Last May, as Global News published an investigation showing Canada’s sickest inmates are held in its deadliest prisons, Public Safety Minister Steven Blaney pledged to take seriously the treatment of mentally ill inmates – starting with a two-bed pilot project at a facility designed for offenders with severe mental illness.
More than six months later, that two-bed pilot project has yet to materialize. The federal government, for its part, points to an interim agreement for one woman as progress in itself.
There’s now one federal female inmate kept at the Royal Ottawa’s Brockville Mental Health Centre’s Forensic Treatment Unit: Marlene Carter has been there under an interim agreement since a failed attempt by the Crown to have her designated a dangerous offender – a ruling the Crown is now trying to appeal.
A judge found Carter’s condition was getting much worse in the Saskatoon psychiatric prison where she spent much of five years tied down to a bed, board or chair – often for such long periods her muscles atrophied from disuse. Carter, who has tried to kill herself multiple times and would smash her skull against whatever hard surface was closest, is doing much better since her July transfer to the Brockville, Ont. facility, her lawyer says.
A.G. Ahmed, Associate Chief of Psychiatry at the Royal Ottawa’s Forensics Programs in Brockville and Ottawa, says they’re still waiting for a two-bed agreement with Correctional Services of Canada to be finalized.
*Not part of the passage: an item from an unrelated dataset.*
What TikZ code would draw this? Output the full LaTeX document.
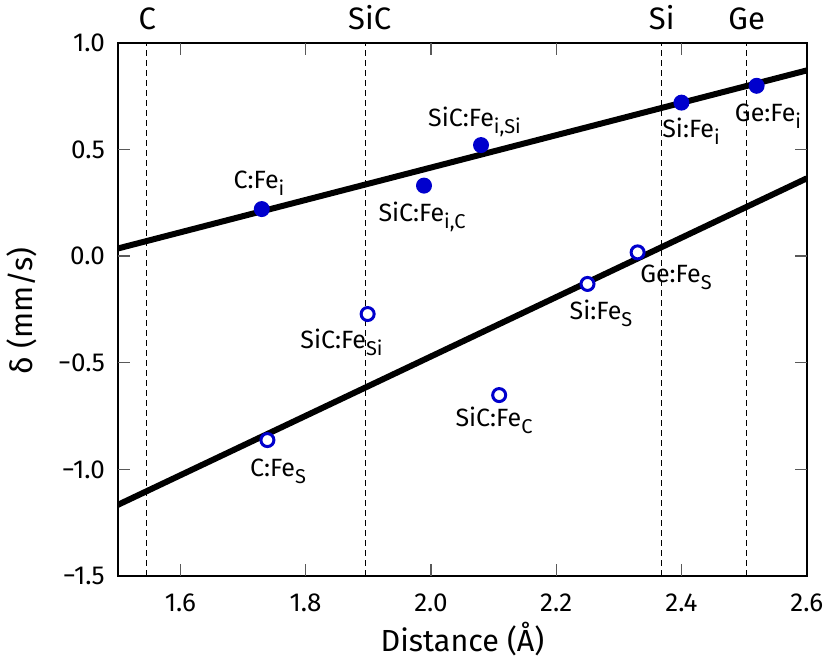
\documentclass[tikz,border=0pt]{standalone}
\usepackage{fontspec}
\setmainfont{Fira Sans}
\definecolor{ptblue}{RGB}{0,0,205}
\newcommand\subx[1]{\raisebox{-7pt}{\fontsize{20}{20}\selectfont #1}}
\tikzset{
  fitline/.style={line width=6pt, black},
  guide/.style={dash pattern=on 6pt off 4pt, line width=1.4pt, black},
  frame/.style={line width=2pt, black},
  tickmark/.style={line width=1.2pt, black!65},
  filled/.style={circle, fill=ptblue, minimum size=16pt, inner sep=0pt},
  hollow/.style={circle, draw=ptblue, line width=3pt, fill=white, minimum size=13pt, inner sep=0pt},
  ptlabel/.style={anchor=base, inner sep=0pt, font=\fontsize{25}{28}\selectfont},
  ticklabel/.style={inner sep=0pt, font=\fontsize{26}{30}\selectfont},
  toplabel/.style={anchor=base, inner sep=0pt, font=\fontsize{31}{34}\selectfont},
  axistitle/.style={inner sep=0pt, font=\fontsize{30.5}{34}\selectfont},
}
\begin{document}
\begin{tikzpicture}
\useasboundingbox (0,0) rectangle (829pt,670pt);
% data coordinates
\begin{scope}[x={(626.4pt,0pt)}, y={(0pt,213.3pt)}, shift={(-821.9pt,414pt)}]
  \coordinate (ll) at (1.5,-1.5);
  \coordinate (ur) at (2.6,1.0);
  % guide lines
  \foreach \g/\n in {1.546/gC,1.896/gSiC,2.368/gSi,2.504/gGe}{
    \coordinate (\n b) at (\g,-1.5);
    \coordinate (\n t) at (\g,1.0);
    \draw[guide] (\n b) -- (\n t);
  }
  % fit lines
  \begin{scope}
    \clip (ll) rectangle (ur);
    \coordinate (a1) at (1.5,0.035);
    \coordinate (a2) at (2.6,0.870);
    \coordinate (b1) at (1.5,-1.167);
    \coordinate (b2) at (2.6,0.364);
    \draw[fitline] (a1) -- (a2);
    \draw[fitline] (b1) -- (b2);
  \end{scope}
  % points
  \node[filled] (pCi) at (1.730,0.220) {};
  \node[filled] (pSiCiC) at (1.989,0.330) {};
  \node[filled] (pSiCiSi) at (2.080,0.520) {};
  \node[filled] (pSii) at (2.400,0.719) {};
  \node[filled] (pGei) at (2.520,0.798) {};
  \node[hollow] (pCs) at (1.739,-0.863) {};
  \node[hollow] (pSiCSi) at (1.899,-0.272) {};
  \node[hollow] (pSiCC) at (2.109,-0.652) {};
  \node[hollow] (pSis) at (2.250,-0.131) {};
  \node[hollow] (pGes) at (2.330,0.017) {};
  % frame
  \draw[frame] (ll) rectangle (ur);
  % ticks
  \foreach \x in {1.6,1.8,2.0,2.2,2.4}{
    \draw[tickmark] (\x,-1.5) -- ++(0,12pt);
    \draw[tickmark] (\x,1.0) -- ++(0,-12pt);
  }
  \foreach \y in {-1.0,-0.5,0.0,0.5}{
    \draw[tickmark] (1.5,\y) -- ++(12pt,0);
    \draw[tickmark] (2.6,\y) -- ++(-12pt,0);
  }
  \foreach \x [count=\i] in {1.6,1.8,2.0,2.2,2.4,2.6}{
    \node[ticklabel, anchor=base] (xl\i) at ([yshift=-35.7pt]\x,-1.5) {\x};
  }
  \foreach \y/\t [count=\i] in {1.0/1.0,0.5/0.5,0.0/0.0,-0.5/−0.5,-1.0/−1.0,-1.5/−1.5}{
    \node[ticklabel, anchor=base east] (yl\i) at ([xshift=-12.7pt,yshift=-9pt]1.5,\y) {\t};
  }
\end{scope}
% pixel coordinates for labels
\begin{scope}[x=1pt, y=-1pt, shift={(0pt,670pt)}]
  \node[toplabel] (tC) at (147.2,29.3) {C};
  \node[toplabel] (tSiC) at (369.7,29.3) {SiC};
  \node[toplabel] (tSi) at (661.7,29.3) {Si};
  \node[toplabel] (tGe) at (746.7,29.3) {Ge};
  \node[ptlabel] (lCi) at (259,189) {C:Fe\subx{i}};
  \node[ptlabel] (lSiCiC) at (422,221.7) {SiC:Fe\subx{i,C}};
  \node[ptlabel] (lSiCiSi) at (474.5,126.3) {SiC:Fe\subx{i,Si}};
  \node[ptlabel] (lSii) at (691,138) {Si:Fe\subx{i}};
  \node[ptlabel] (lGei) at (768,121.7) {Ge:Fe\subx{i}};
  \node[ptlabel] (lGes) at (676,283) {Ge:Fe\subx{S}};
  \node[ptlabel] (lSis) at (601,320) {Si:Fe\subx{S}};
  \node[ptlabel] (lSiCSi) at (341.5,348) {SiC:Fe\subx{Si}};
  \node[ptlabel] (lSiCC) at (494,426.7) {SiC:Fe\subx{C}};
  \node[ptlabel] (lCs) at (278,476.7) {C:Fe\subx{S}};
  \node[axistitle, anchor=base] (xt) at (462.5,651.7) {Distance (Å)};
  \node[axistitle, rotate=90] (yt) at (22,311) {δ (mm/s)};
\end{scope}
\end{tikzpicture}
\end{document}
“To be candid … we’re still in the contract drafting stages. We’re still waiting,” Ahmed said.
“It takes time. … It’s a question of looking at certain definitions – of whether the patient can stay here, definition of beds, are they going to be penitentiary beds? All those.”
The uncertainty puts a significant strain on the centre’s resources, Ahmed said.
“We don’t have beds that we can use willy-nilly. We are trying to make do. … These are individuals who are very, very difficult to manage. I mean, this is a big risk we’re taking.”
But a Corrections spokesperson indicated in an email that, apart from the “interim agreement” for Carter, they could be waiting a while for a formalized program.
“CSC is currently in a partnership with the Royal Ottawa Health Care Group and an interim arrangement was put into place in July 2014. By using these services, CSC is currently piloting this project,” Sara Parkes wrote.
“CSC continues to work with the Royal Ottawa Health Care Group to secure a longer term arrangement for guaranteed access to two beds in the Integrated Forensic Program located at the Brockville Mental Health Centre Forensic Treatment Unit.”
In the meantime, the federal government has yet to respond to more than 100 recommendations made in the wake of Ashley Smith’s death. While Blaney indicated this response would be forthcoming by next month, his department has since been much more equivocal about that time frame.
The small number of offenders involved also makes it tougher to make much of an impact in an area that even Blaney has acknowledged is a problem that needs to be addressed.
“You need a critical mass to say you’re developing specialized programs,” Ahmed said.
“But what do I know? I’m just a clinician.”
Studies in Canada and the U.S. have indicated people with mental illness, if they don’t get proper treatment, emerge from prison settings significantly more likely to reoffend – especially if they’re kept in solitary confinement. But despite calls both internationally and within Canada to stop keeping sick people in solitary, the federal government continues to segregate its sickest inmates.
Updated 5:30 p.m. Thursday, Nov. 13 to clarify The Royal runs Brockville’s Forensic Treatment Unit, adjacent to the Secure Treatment Unit at the provincially run St. Lawrence Correctional Facility. We regret the confusion.